Once an industry stronghold, the Providian credit card became obsolete in 2008 when its then-issuer was seized by federal regulators. Its downfall is inextricably linked to one of the greatest bank failures of all time.
Providian Financial Corporation made a name for itself by providing credit to people who were normally turned away from other companies, either because of low income or a poor credit history. The company emerged in the 1980s and grew into a powerhouse, with $37.66 billion in assets and 7,000 employees.
In the early 1990s Providian took high risks and hedged its bets by charging higher interest rates than competitors, offering secured credit cards, and mandating credit insurance.

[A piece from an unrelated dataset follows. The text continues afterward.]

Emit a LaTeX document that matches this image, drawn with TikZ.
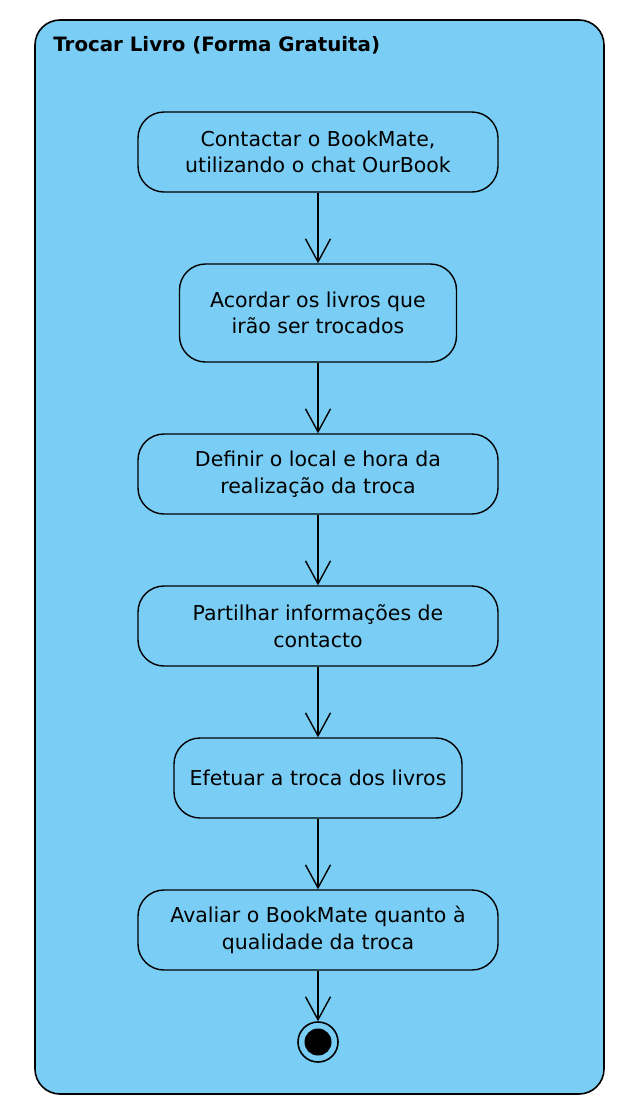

Though its practices were highly profitable, some were deemed to be unethical and even illegal, leading to hundreds of millions of dollars in fines and an avalanche of lawsuits in the late 1990s. Just as Providian tried to shift its focus to lower risk customers and sell off some of its higher risk portfolios, customers began to default on their loans.
In 2001 the extent of Providian's fiscal woes became public, and its stock dropped by 92 percent. The company stabilized and continued to operate for a few more years, but never regained its previous stature.
The WaMu Years
In 2005 Washington Mutual (WaMu) acquired Providian for $6.45 billion. Providian continued to operate under the same brand, but as a wholly owned subsidiary. WaMu had 13 million existing customers but no credit card offerings. This acquisition allowed them to cross-sell complementary products between the two customer bases.
In 2008, near the beginning of the Great Recession, banks that were considered too big to fail began to do just that. Lehman Brothers filed for bankruptcy on September 15. During the next 10 days there was a run on WaMu, with customers withdrawing $16.7 billion. To stop the run, and protect FDIC insurance reserves, the federal reserve stepped in. It seized and auctioned the company's $307 billion in assets to JPMorgan Chase for $1.9 billion.
Within months the Troubled Asset Relief Program (TARP) would bail out dozens of other troubled banks, including JPMorgan Chase, but it came too late for WaMu.
The Providian credit card ended in two phases. The first was when was when WaMu acquired Providian Bancorp in 2005. The original Providian credit cards ceased to exist at that time. However, between 2005 and 2008 customers could still apply for and receive Providian-branded credit cards, but they were issued by WaMu. From a consumer perspective, little about the cards changed during that time. The final end of Providian cards came in 2008, when federal regulators seized and auctioned WaMu.